Transcribe, exactly as they appear, the line that contains "Emit a web page", the line that contains "const y = d3.scaleLinear().domain([0,0.687]).range([461,46]);", and every line in between, and nothing else.

→ **Working data**:
--*--
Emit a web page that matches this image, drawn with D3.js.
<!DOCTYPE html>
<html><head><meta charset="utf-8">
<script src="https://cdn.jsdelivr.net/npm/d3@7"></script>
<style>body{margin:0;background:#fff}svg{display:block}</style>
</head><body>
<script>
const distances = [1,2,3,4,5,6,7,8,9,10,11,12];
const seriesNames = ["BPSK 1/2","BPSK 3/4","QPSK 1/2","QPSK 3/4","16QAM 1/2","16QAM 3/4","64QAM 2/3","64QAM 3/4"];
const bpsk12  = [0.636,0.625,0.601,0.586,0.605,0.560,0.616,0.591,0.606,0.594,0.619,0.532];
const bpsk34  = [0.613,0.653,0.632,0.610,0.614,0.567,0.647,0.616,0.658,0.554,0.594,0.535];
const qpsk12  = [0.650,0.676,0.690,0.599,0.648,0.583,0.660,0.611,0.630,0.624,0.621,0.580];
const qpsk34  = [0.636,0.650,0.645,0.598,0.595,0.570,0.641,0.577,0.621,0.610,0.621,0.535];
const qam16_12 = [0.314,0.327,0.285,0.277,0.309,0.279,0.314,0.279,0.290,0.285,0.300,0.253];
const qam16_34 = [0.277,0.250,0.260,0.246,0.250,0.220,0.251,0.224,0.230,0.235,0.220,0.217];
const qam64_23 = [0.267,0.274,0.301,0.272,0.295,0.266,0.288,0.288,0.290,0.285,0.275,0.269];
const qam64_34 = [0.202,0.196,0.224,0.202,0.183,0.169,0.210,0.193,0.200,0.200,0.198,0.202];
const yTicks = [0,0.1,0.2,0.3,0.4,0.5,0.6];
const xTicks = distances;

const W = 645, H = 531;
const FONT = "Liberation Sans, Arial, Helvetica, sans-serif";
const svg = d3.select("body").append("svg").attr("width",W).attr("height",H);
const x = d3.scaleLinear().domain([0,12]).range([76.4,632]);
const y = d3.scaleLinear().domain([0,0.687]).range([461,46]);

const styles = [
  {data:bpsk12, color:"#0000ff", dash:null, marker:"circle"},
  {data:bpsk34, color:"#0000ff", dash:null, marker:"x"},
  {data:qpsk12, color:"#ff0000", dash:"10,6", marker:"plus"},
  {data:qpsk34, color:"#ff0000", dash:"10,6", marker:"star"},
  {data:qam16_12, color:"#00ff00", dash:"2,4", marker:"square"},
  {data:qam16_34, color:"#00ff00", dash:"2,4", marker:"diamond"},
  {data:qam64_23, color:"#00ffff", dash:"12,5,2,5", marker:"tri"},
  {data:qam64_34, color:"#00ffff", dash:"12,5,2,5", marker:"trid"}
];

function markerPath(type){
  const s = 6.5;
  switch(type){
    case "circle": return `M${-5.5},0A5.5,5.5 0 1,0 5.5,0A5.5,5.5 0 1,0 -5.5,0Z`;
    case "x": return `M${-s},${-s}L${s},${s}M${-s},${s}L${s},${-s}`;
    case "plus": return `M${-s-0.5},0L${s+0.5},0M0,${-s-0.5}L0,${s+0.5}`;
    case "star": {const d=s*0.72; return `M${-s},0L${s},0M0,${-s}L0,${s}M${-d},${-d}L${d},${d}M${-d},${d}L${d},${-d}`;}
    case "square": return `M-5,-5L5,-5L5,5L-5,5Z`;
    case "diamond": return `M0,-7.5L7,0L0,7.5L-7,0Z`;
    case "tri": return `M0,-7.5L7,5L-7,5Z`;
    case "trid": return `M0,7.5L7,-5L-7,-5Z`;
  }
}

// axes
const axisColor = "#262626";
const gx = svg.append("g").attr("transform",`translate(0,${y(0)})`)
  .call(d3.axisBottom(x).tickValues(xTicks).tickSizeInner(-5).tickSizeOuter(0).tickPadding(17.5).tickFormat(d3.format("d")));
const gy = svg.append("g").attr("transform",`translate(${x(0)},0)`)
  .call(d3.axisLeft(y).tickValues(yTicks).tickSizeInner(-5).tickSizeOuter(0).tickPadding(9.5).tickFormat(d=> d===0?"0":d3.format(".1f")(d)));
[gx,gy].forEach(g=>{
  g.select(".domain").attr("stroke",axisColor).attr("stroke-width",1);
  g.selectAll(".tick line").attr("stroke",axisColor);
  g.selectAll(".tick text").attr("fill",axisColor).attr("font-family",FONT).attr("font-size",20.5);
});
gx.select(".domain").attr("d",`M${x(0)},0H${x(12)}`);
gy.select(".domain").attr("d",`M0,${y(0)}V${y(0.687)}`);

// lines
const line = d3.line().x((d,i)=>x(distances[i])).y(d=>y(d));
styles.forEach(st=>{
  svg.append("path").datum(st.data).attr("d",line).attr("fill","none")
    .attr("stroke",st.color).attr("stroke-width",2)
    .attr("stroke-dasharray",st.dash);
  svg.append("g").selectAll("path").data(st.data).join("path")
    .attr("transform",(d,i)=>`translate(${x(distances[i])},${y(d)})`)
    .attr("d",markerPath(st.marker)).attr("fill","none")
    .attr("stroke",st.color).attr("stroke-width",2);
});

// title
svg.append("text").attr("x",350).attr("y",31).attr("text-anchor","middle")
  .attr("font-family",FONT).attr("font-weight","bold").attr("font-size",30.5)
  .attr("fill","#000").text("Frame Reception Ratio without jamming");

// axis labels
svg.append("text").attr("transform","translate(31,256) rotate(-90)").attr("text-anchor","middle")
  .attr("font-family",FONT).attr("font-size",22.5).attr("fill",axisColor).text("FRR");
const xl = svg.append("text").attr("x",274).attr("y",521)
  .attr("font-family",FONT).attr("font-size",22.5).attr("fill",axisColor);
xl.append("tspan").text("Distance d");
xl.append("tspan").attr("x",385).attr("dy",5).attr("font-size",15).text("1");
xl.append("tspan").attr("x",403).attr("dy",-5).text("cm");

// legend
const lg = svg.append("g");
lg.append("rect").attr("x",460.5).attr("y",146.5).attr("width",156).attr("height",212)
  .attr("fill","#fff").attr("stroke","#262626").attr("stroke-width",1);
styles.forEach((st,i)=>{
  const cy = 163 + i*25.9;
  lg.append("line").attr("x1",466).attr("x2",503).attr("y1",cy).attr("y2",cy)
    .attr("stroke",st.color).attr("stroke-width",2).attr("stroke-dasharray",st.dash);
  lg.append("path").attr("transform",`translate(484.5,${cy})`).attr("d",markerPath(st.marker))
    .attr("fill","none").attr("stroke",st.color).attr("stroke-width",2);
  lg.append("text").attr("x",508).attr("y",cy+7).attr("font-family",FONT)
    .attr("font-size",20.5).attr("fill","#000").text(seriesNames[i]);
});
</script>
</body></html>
--*--
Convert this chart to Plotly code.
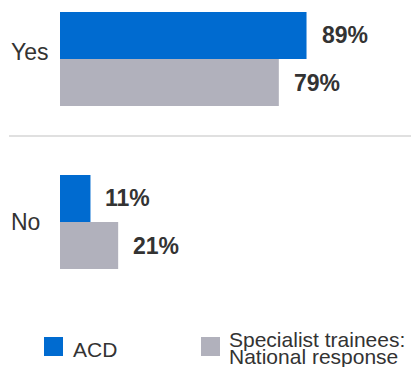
--*--
→ **Full response**:
Emit a web page that matches this image, drawn with D3.js.
<!DOCTYPE html>
<html><head><meta charset="utf-8">
<script src="https://cdn.jsdelivr.net/npm/d3@7"></script>
<style>body{margin:0;background:#fff}svg{display:block}</style>
</head><body>
<script>
const distances = [1,2,3,4,5,6,7,8,9,10,11,12];
const seriesNames = ["BPSK 1/2","BPSK 3/4","QPSK 1/2","QPSK 3/4","16QAM 1/2","16QAM 3/4","64QAM 2/3","64QAM 3/4"];
const bpsk12  = [0.636,0.625,0.601,0.586,0.605,0.560,0.616,0.591,0.606,0.594,0.619,0.532];
const bpsk34  = [0.613,0.653,0.632,0.610,0.614,0.567,0.647,0.616,0.658,0.554,0.594,0.535];
const qpsk12  = [0.650,0.676,0.690,0.599,0.648,0.583,0.660,0.611,0.630,0.624,0.621,0.580];
const qpsk34  = [0.636,0.650,0.645,0.598,0.595,0.570,0.641,0.577,0.621,0.610,0.621,0.535];
const qam16_12 = [0.314,0.327,0.285,0.277,0.309,0.279,0.314,0.279,0.290,0.285,0.300,0.253];
const qam16_34 = [0.277,0.250,0.260,0.246,0.250,0.220,0.251,0.224,0.230,0.235,0.220,0.217];
const qam64_23 = [0.267,0.274,0.301,0.272,0.295,0.266,0.288,0.288,0.290,0.285,0.275,0.269];
const qam64_34 = [0.202,0.196,0.224,0.202,0.183,0.169,0.210,0.193,0.200,0.200,0.198,0.202];
const yTicks = [0,0.1,0.2,0.3,0.4,0.5,0.6];
const xTicks = distances;

const W = 645, H = 531;
const FONT = "Liberation Sans, Arial, Helvetica, sans-serif";
const svg = d3.select("body").append("svg").attr("width",W).attr("height",H);
const x = d3.scaleLinear().domain([0,12]).range([76.4,632]);
const y = d3.scaleLinear().domain([0,0.687]).range([461,46]);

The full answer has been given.